INSTRUCTIONS TO FOLLOW
Copy each line of the data below exactly, leaving out pictures.
============
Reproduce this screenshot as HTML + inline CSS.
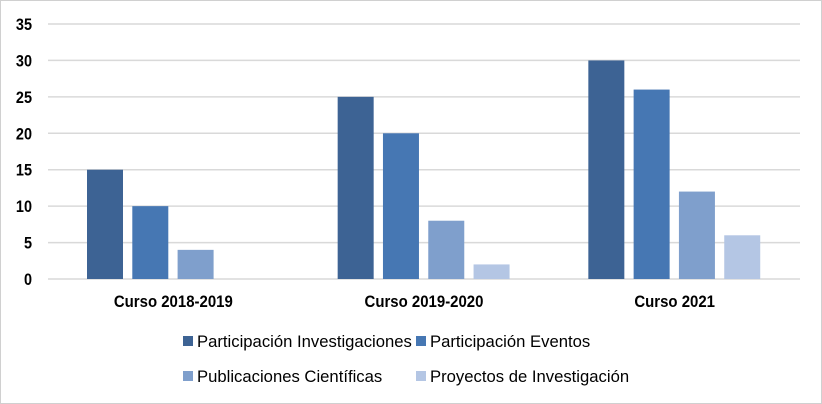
<!DOCTYPE html>
<html><head><meta charset="utf-8"><style>
body{margin:0;background:#fff}
svg{display:block}
text{font-family:"Liberation Sans Narrow","Liberation Sans",sans-serif;fill:#000}
</style></head><body>
<svg width="822" height="404" id="c">
<rect x="0.5" y="0.5" width="821" height="403" fill="#fff" stroke="#d0d0d0"/>
</svg>
<script>
const categories=["Curso 2018-2019","Curso 2019-2020","Curso 2021"];
const seriesNames=["Participación Investigaciones","Participación Eventos","Publicaciones Científicas","Proyectos de Investigación"];
const s1=[15,25,30];
const s2=[10,20,26];
const s3=[4,8,12];
const s4=[0,2,6];
const ticks=[0,5,10,15,20,25,30,35];
const colors=["#3d6394","#4677b3","#7f9fcc","#b4c6e4"];
const NS="http://www.w3.org/2000/svg";
const svg=document.getElementById('c');
const x0=48,x1=800,yb=279,yt=24,max=35;
const y=v=>yb-(v/max)*(yb-yt);
const gw=(x1-x0)/categories.length;
function mk(t,a){const e=document.createElementNS(NS,t);for(const k in a)e.setAttribute(k,a[k]);svg.appendChild(e);return e;}
function squeeze(t,f){const w=t.getComputedTextLength()*f;t.setAttribute('textLength',w);t.setAttribute('lengthAdjust','spacingAndGlyphs');}
ticks.forEach(t=>{
 const l=mk('line',{x1:x0,x2:x1,y1:y(t),y2:y(t),stroke:'#d9d9d9','stroke-width':1.5});
 
 
 const tx=mk('text',{x:32,y:y(t)+6,'text-anchor':'end','font-size':17,'font-weight':'bold'});
 tx.textContent=t;
 squeeze(tx,0.85);
 
 
});
const series=[s1,s2,s3,s4];
categories.forEach((c,i)=>{
 series.forEach((s,j)=>{
  const bx=x0+i*gw+39+j*45.3;
  const r=mk('rect',{x:bx,y:y(s[i]),width:36,height:yb-y(s[i]),fill:colors[j]});
  
  
 });
 const t=mk('text',{x:x0+i*gw+gw/2,y:307,'text-anchor':'middle','font-size':17,'font-weight':'bold'});
 t.textContent=c;
 squeeze(t,0.88);
 
 
});
const lp=[[183,341],[416,341],[183,376],[416,376]];
seriesNames.forEach((n,j)=>{
 const r=mk('rect',{x:lp[j][0],y:lp[j][1]-5,width:10,height:10,fill:colors[j]});
 
 
 const t=mk('text',{x:lp[j][0]+14,y:lp[j][1]+6,'font-size':17});
 t.textContent=n;
 squeeze(t,0.98);
 
 
});
</script>
</body></html>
============
REPLY
Reproduce this screenshot as HTML + inline CSS.
<!DOCTYPE html>
<html><head><meta charset="utf-8"><style>
body{margin:0;background:#fff}
svg{display:block}
text{font-family:"Liberation Sans Narrow","Liberation Sans",sans-serif;fill:#000}
</style></head><body>
<svg width="822" height="404" id="c">
<rect x="0.5" y="0.5" width="821" height="403" fill="#fff" stroke="#d0d0d0"/>
</svg>
<script>
const categories=["Curso 2018-2019","Curso 2019-2020","Curso 2021"];
const seriesNames=["Participación Investigaciones","Participación Eventos","Publicaciones Científicas","Proyectos de Investigación"];
const s1=[15,25,30];
const s2=[10,20,26];
const s3=[4,8,12];
const s4=[0,2,6];
const ticks=[0,5,10,15,20,25,30,35];
const colors=["#3d6394","#4677b3","#7f9fcc","#b4c6e4"];
const NS="http://www.w3.org/2000/svg";
const svg=document.getElementById('c');
const x0=48,x1=800,yb=279,yt=24,max=35;
const y=v=>yb-(v/max)*(yb-yt);
const gw=(x1-x0)/categories.length;
function mk(t,a){const e=document.createElementNS(NS,t);for(const k in a)e.setAttribute(k,a[k]);svg.appendChild(e);return e;}
function squeeze(t,f){const w=t.getComputedTextLength()*f;t.setAttribute('textLength',w);t.setAttribute('lengthAdjust','spacingAndGlyphs');}
ticks.forEach(t=>{
 const l=mk('line',{x1:x0,x2:x1,y1:y(t),y2:y(t),stroke:'#d9d9d9','stroke-width':1.5});
 
 
 const tx=mk('text',{x:32,y:y(t)+6,'text-anchor':'end','font-size':17,'font-weight':'bold'});
 tx.textContent=t;
 squeeze(tx,0.85);
 
 
});
const series=[s1,s2,s3,s4];
categories.forEach((c,i)=>{
 series.forEach((s,j)=>{
  const bx=x0+i*gw+39+j*45.3;
  const r=mk('rect',{x:bx,y:y(s[i]),width:36,height:yb-y(s[i]),fill:colors[j]});
  
  
 });
 const t=mk('text',{x:x0+i*gw+gw/2,y:307,'text-anchor':'middle','font-size':17,'font-weight':'bold'});
 t.textContent=c;
 squeeze(t,0.88);
 
 
});
const lp=[[183,341],[416,341],[183,376],[416,376]];
seriesNames.forEach((n,j)=>{
 const r=mk('rect',{x:lp[j][0],y:lp[j][1]-5,width:10,height:10,fill:colors[j]});
 
 
 const t=mk('text',{x:lp[j][0]+14,y:lp[j][1]+6,'font-size':17});
 t.textContent=n;
 squeeze(t,0.98);
 
 
});
</script>
</body></html>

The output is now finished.